*Task objective*.
Starting at the top of the listing, extract every line up to and including the one with "(l0) at (12,669)". Pictures stay out of the copy.

*Data*.
_ _ _ _
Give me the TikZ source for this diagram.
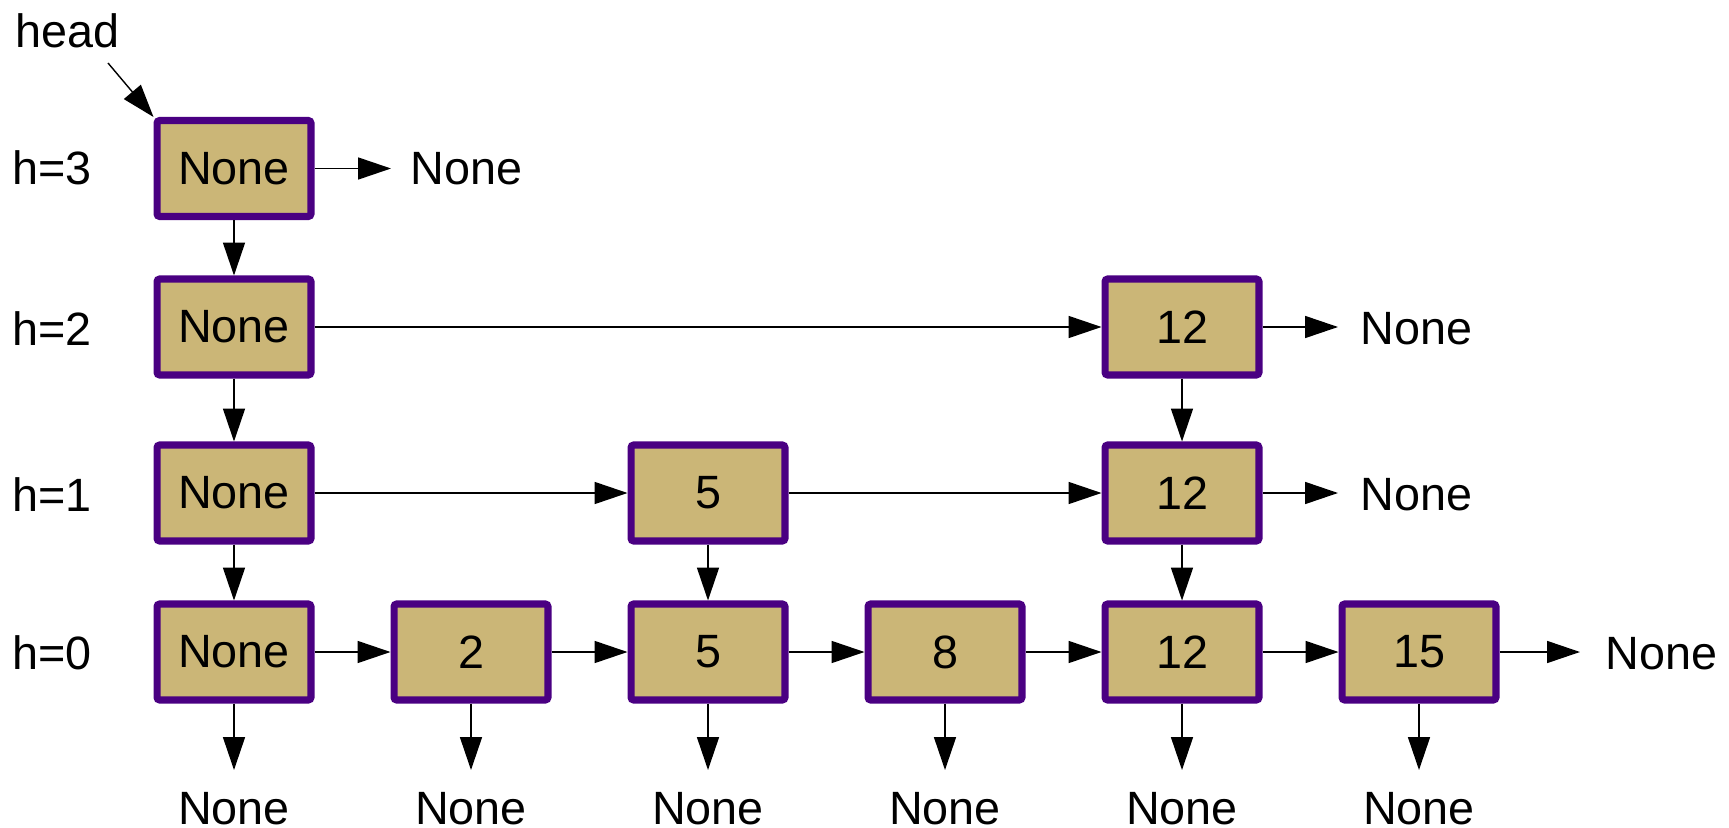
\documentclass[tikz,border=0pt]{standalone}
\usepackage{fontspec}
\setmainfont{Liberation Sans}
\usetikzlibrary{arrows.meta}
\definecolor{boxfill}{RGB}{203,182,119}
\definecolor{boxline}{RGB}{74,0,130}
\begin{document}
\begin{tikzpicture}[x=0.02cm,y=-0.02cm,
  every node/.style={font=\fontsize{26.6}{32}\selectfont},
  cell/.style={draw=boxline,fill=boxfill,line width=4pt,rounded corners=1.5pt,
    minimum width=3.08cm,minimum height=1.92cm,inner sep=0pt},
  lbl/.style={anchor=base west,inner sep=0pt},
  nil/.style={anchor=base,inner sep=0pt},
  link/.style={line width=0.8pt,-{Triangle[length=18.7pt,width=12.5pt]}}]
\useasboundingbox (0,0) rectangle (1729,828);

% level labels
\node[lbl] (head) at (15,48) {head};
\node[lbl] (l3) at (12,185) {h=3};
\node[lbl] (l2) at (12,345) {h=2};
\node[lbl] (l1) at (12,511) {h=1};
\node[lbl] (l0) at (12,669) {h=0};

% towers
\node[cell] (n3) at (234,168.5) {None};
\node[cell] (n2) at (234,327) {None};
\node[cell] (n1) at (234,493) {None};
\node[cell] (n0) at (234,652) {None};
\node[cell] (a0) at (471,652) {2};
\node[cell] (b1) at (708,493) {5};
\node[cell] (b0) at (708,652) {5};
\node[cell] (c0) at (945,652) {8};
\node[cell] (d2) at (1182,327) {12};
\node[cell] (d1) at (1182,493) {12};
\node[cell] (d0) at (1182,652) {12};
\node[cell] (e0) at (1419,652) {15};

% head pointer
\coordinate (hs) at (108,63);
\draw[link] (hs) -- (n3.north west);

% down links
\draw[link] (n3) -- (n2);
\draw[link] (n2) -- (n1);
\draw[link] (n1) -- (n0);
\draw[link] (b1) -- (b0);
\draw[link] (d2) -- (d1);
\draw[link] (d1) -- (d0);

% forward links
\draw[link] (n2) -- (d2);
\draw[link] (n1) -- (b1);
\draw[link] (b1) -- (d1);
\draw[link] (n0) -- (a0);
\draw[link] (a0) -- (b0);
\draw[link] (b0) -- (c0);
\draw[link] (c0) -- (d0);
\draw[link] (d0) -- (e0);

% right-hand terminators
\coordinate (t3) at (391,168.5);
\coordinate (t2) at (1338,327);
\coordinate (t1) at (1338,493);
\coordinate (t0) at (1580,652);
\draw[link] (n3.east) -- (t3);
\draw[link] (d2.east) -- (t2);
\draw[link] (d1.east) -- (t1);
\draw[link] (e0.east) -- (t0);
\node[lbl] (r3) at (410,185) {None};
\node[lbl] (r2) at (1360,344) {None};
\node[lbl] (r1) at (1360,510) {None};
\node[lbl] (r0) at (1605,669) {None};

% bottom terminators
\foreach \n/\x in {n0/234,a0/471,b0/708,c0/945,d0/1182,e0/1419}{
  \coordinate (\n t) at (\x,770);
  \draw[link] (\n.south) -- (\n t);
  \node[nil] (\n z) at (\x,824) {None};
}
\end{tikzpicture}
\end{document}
_ _ _ _
*Exercise result*.
Give me the TikZ source for this diagram.
\documentclass[tikz,border=0pt]{standalone}
\usepackage{fontspec}
\setmainfont{Liberation Sans}
\usetikzlibrary{arrows.meta}
\definecolor{boxfill}{RGB}{203,182,119}
\definecolor{boxline}{RGB}{74,0,130}
\begin{document}
\begin{tikzpicture}[x=0.02cm,y=-0.02cm,
  every node/.style={font=\fontsize{26.6}{32}\selectfont},
  cell/.style={draw=boxline,fill=boxfill,line width=4pt,rounded corners=1.5pt,
    minimum width=3.08cm,minimum height=1.92cm,inner sep=0pt},
  lbl/.style={anchor=base west,inner sep=0pt},
  nil/.style={anchor=base,inner sep=0pt},
  link/.style={line width=0.8pt,-{Triangle[length=18.7pt,width=12.5pt]}}]
\useasboundingbox (0,0) rectangle (1729,828);

% level labels
\node[lbl] (head) at (15,48) {head};
\node[lbl] (l3) at (12,185) {h=3};
\node[lbl] (l2) at (12,345) {h=2};
\node[lbl] (l1) at (12,511) {h=1};
\node[lbl] (l0) at (12,669) {h=0};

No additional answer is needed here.